Given problem
Retype, please, the listing from its opening line through the line that contains "(vcklbl) at (200,212)", both included, without the pictures.

== Given information

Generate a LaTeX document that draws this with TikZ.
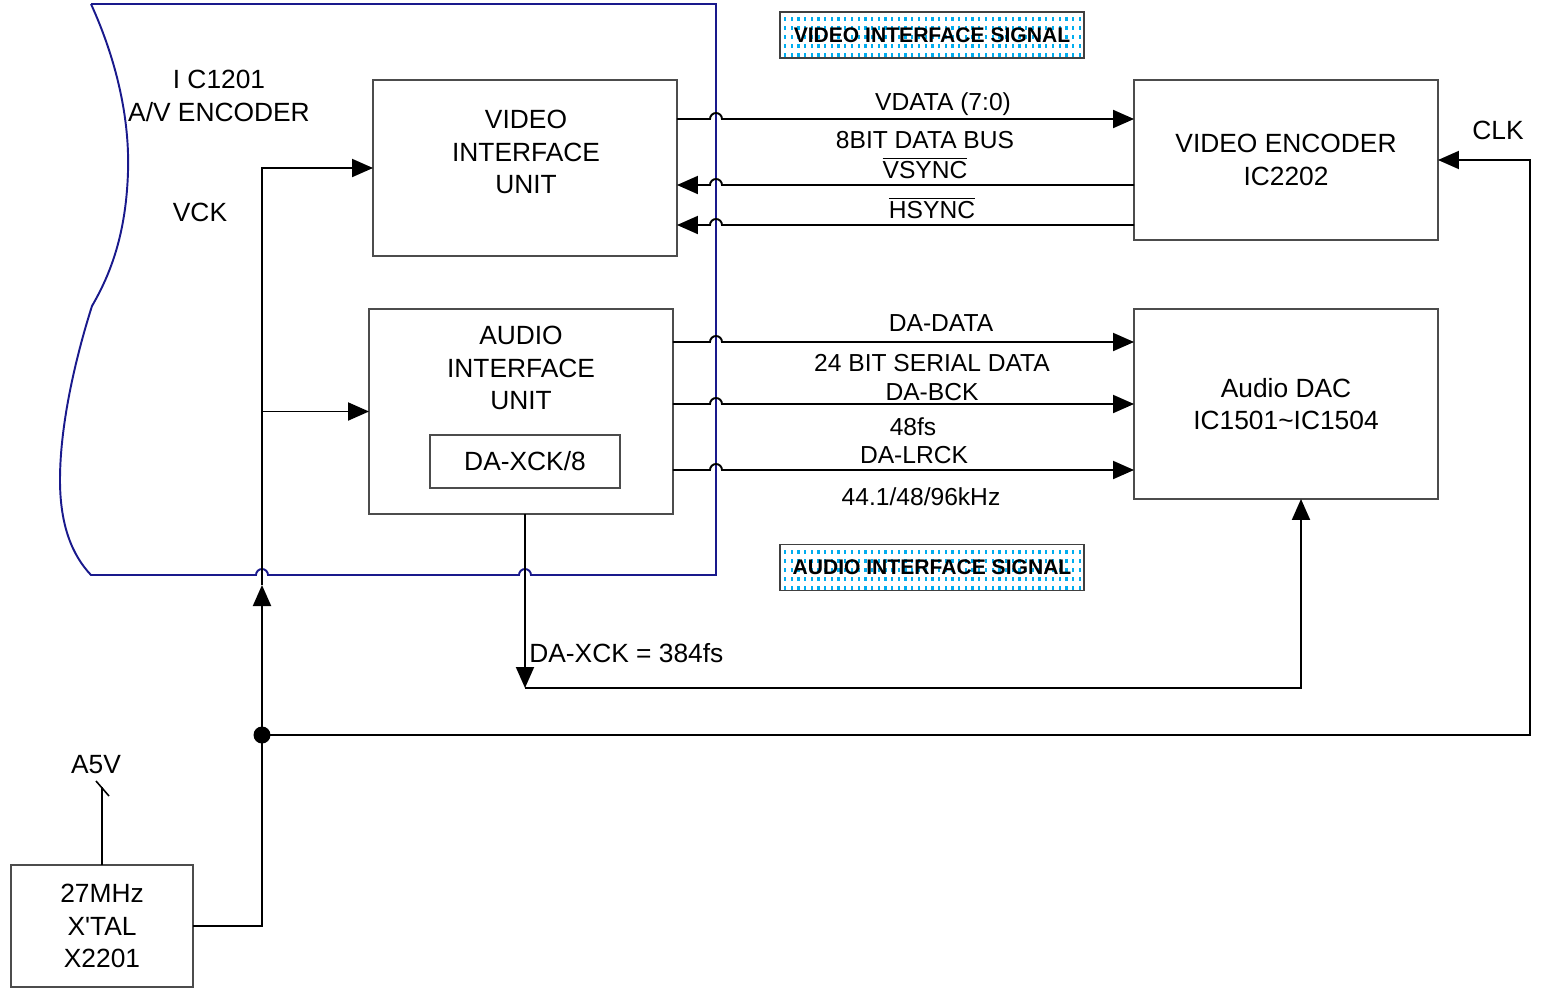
\documentclass[tikz,border=0pt]{standalone}
\usepackage{fontspec}
\setmainfont{Liberation Sans}
\usetikzlibrary{arrows.meta}
\definecolor{icblue}{rgb}{0.1,0.1,0.55}
\tikzset{
  wire/.style={line width=1.1pt},
  sig/.style={-{Triangle[length=4.2mm, width=3.6mm]}, line width=1.1pt},
  unitbox/.style={draw=black!70, line width=0.7pt, inner sep=0pt, outer sep=0pt},
  chipedge/.style={draw=icblue, line width=1.1pt},
  sigbox/.style={draw=black!75, line width=0.8pt, inner sep=0pt, minimum width=6.08cm, minimum height=0.92cm, font=\fontsize{12}{14}\selectfont\bfseries},
  boxtxt/.style={align=center, font=\fontsize{15}{18.5}\selectfont, inner sep=0pt},
  lbl/.style={font=\fontsize{14}{17}\selectfont, inner sep=0pt}
}

\begin{document}
\begin{tikzpicture}[x=0.02cm, y=-0.02cm]
  \useasboundingbox (0,0) rectangle (1546,994);

  % A/V encoder outline
  \draw[chipedge] (91,4) -- (716,4) -- (716,575) -- (531,575)
    arc[start angle=0, end angle=-180, radius=6] -- (268,575)
    arc[start angle=0, end angle=-180, radius=6] -- (91,575)
    .. controls (72,555) and (60,525) .. (60,480)
    .. controls (60,420) and (78,350) .. (92,306)
    .. controls (110,275) and (126,235) .. (128,172)
    .. controls (130,110) and (112,50) .. (91,4);
  \node[boxtxt] (ictitle) at (219,96) {I C1201\\A/V ENCODER};
  \node[boxtxt] (vcklbl) at (200,212) {VCK};

  % signal group boxes
  \foreach \px in {785,791.7,...,1080}
    \foreach \py in {17,26,...,54}
      \draw[cyan, line width=1.3pt] (\px,\py) -- ++(0,4);
  \foreach \px in {785,791.7,...,1080}
    \foreach \py in {550,559,...,587}
      \draw[cyan, line width=1.3pt] (\px,\py) -- ++(0,4);
  \node[sigbox] (vsig) at (932,35) {VIDEO INTERFACE SIGNAL};
  \node[sigbox] (asig) at (932,567.5) {AUDIO INTERFACE SIGNAL};

  % blocks
  \node[unitbox, minimum width=6.08cm, minimum height=3.52cm] (viu) at (525,168) {};
  \node[boxtxt] (viutxt) at (526,152) {VIDEO\\INTERFACE\\UNIT};
  \node[unitbox, minimum width=6.08cm, minimum height=4.10cm] (aiu) at (521,411.5) {};
  \node[boxtxt] (aiutxt) at (521,368) {AUDIO\\INTERFACE\\UNIT};
  \node[unitbox, boxtxt, draw=black!70, minimum width=3.8cm, minimum height=1.06cm] (xck8) at (525,461.5) {DA-XCK/8};
  \node[unitbox, boxtxt, draw=black!70, minimum width=6.08cm, minimum height=3.2cm] (venc) at (1286,160) {VIDEO ENCODER\\IC2202};
  \node[unitbox, boxtxt, draw=black!70, minimum width=6.08cm, minimum height=3.8cm] (dac) at (1286,404) {Audio DAC\\IC1501\textasciitilde IC1504};
  \node[unitbox, boxtxt, draw=black!70, minimum width=3.64cm, minimum height=2.44cm] (xtal) at (102,926) {27MHz\\X\textquotesingle TAL\\X2201};

  % video interface signals
  \draw[sig] (viu.east |- 0,119) -- (710,119) arc[start angle=180, end angle=360, radius=6] -- (venc.west |- 0,119);
  \draw[sig] (venc.west |- 0,185) -- (722,185) arc[start angle=0, end angle=-180, radius=6] -- (viu.east |- 0,185);
  \draw[sig] (venc.west |- 0,225) -- (722,225) arc[start angle=0, end angle=-180, radius=6] -- (viu.east |- 0,225);
  \node[lbl] (vdatalbl) at (943,104) {VDATA (7:0)};
  \node[lbl] (buslbl) at (925,140) {8BIT DATA BUS};
  \node[lbl] (vsynclbl) at (925,168) {$\overline{\mbox{VSYNC}}$};
  \node[lbl] (hsynclbl) at (932,208) {$\overline{\mbox{HSYNC}}$};

  % audio interface signals
  \draw[sig] (aiu.east |- 0,342) -- (710,342) arc[start angle=180, end angle=360, radius=6] -- (dac.west |- 0,342);
  \draw[sig] (aiu.east |- 0,404) -- (710,404) arc[start angle=180, end angle=360, radius=6] -- (dac.west |- 0,404);
  \draw[sig] (aiu.east |- 0,470) -- (710,470) arc[start angle=180, end angle=360, radius=6] -- (dac.west |- 0,470);
  \node[lbl] (dadatalbl) at (941,323) {DA-DATA};
  \node[lbl] (seriallbl) at (932,363) {24 BIT SERIAL DATA};
  \node[lbl] (bcklbl) at (932,392) {DA-BCK};
  \node[lbl] (bckrate) at (913,427) {48fs};
  \node[lbl] (lrcklbl) at (914,455) {DA-LRCK};
  \node[lbl] (lrckrate) at (921,497) {44.1/48/96kHz};

  % clocks
  \node[circle, fill, inner sep=0pt, minimum size=0.34cm] (jn) at (262,735) {};
  \coordinate (vckup) at (262,585);
  \coordinate (vckbr) at (262,411.5);
  \coordinate (clkc) at (1530,735);
  \coordinate (xckdn) at (525,688);
  \draw[wire] (xtal.east) -| (jn.center);
  \draw[sig] (jn.center) -- (vckup);
  \draw[sig] (vckup) |- (viu.west);
  \draw[sig] (vckbr) -- (aiu.west);
  \draw[sig] (jn.center) -- (clkc) |- (venc.east);
  \node[lbl, font=\fontsize{15}{18}\selectfont] (clklbl) at (1498,130) {CLK};
  \draw[sig] (xck8.south |- aiu.south) -- (xckdn);
  \draw[sig] (xckdn) -| ([xshift=0.3cm]dac.south);
  \node[lbl, font=\fontsize{15}{18}\selectfont, anchor=west] (xcklbl) at (529,653) {DA-XCK = 384fs};

  % supply
  \coordinate (a5v) at (102,787);
  \draw[wire, line width=0.9pt] (xtal.north) -- (a5v);
  \draw[line width=0.9pt] (96,781) -- (109,796);
  \node[lbl, font=\fontsize{15}{18}\selectfont] (a5vlbl) at (96,765) {A5V};
\end{tikzpicture}
\end{document}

====

Solution for this problem
Generate a LaTeX document that draws this with TikZ.
\documentclass[tikz,border=0pt]{standalone}
\usepackage{fontspec}
\setmainfont{Liberation Sans}
\usetikzlibrary{arrows.meta}
\definecolor{icblue}{rgb}{0.1,0.1,0.55}
\tikzset{
  wire/.style={line width=1.1pt},
  sig/.style={-{Triangle[length=4.2mm, width=3.6mm]}, line width=1.1pt},
  unitbox/.style={draw=black!70, line width=0.7pt, inner sep=0pt, outer sep=0pt},
  chipedge/.style={draw=icblue, line width=1.1pt},
  sigbox/.style={draw=black!75, line width=0.8pt, inner sep=0pt, minimum width=6.08cm, minimum height=0.92cm, font=\fontsize{12}{14}\selectfont\bfseries},
  boxtxt/.style={align=center, font=\fontsize{15}{18.5}\selectfont, inner sep=0pt},
  lbl/.style={font=\fontsize{14}{17}\selectfont, inner sep=0pt}
}

\begin{document}
\begin{tikzpicture}[x=0.02cm, y=-0.02cm]
  \useasboundingbox (0,0) rectangle (1546,994);

  % A/V encoder outline
  \draw[chipedge] (91,4) -- (716,4) -- (716,575) -- (531,575)
    arc[start angle=0, end angle=-180, radius=6] -- (268,575)
    arc[start angle=0, end angle=-180, radius=6] -- (91,575)
    .. controls (72,555) and (60,525) .. (60,480)
    .. controls (60,420) and (78,350) .. (92,306)
    .. controls (110,275) and (126,235) .. (128,172)
    .. controls (130,110) and (112,50) .. (91,4);
  \node[boxtxt] (ictitle) at (219,96) {I C1201\\A/V ENCODER};
  \node[boxtxt] (vcklbl) at (200,212) {VCK};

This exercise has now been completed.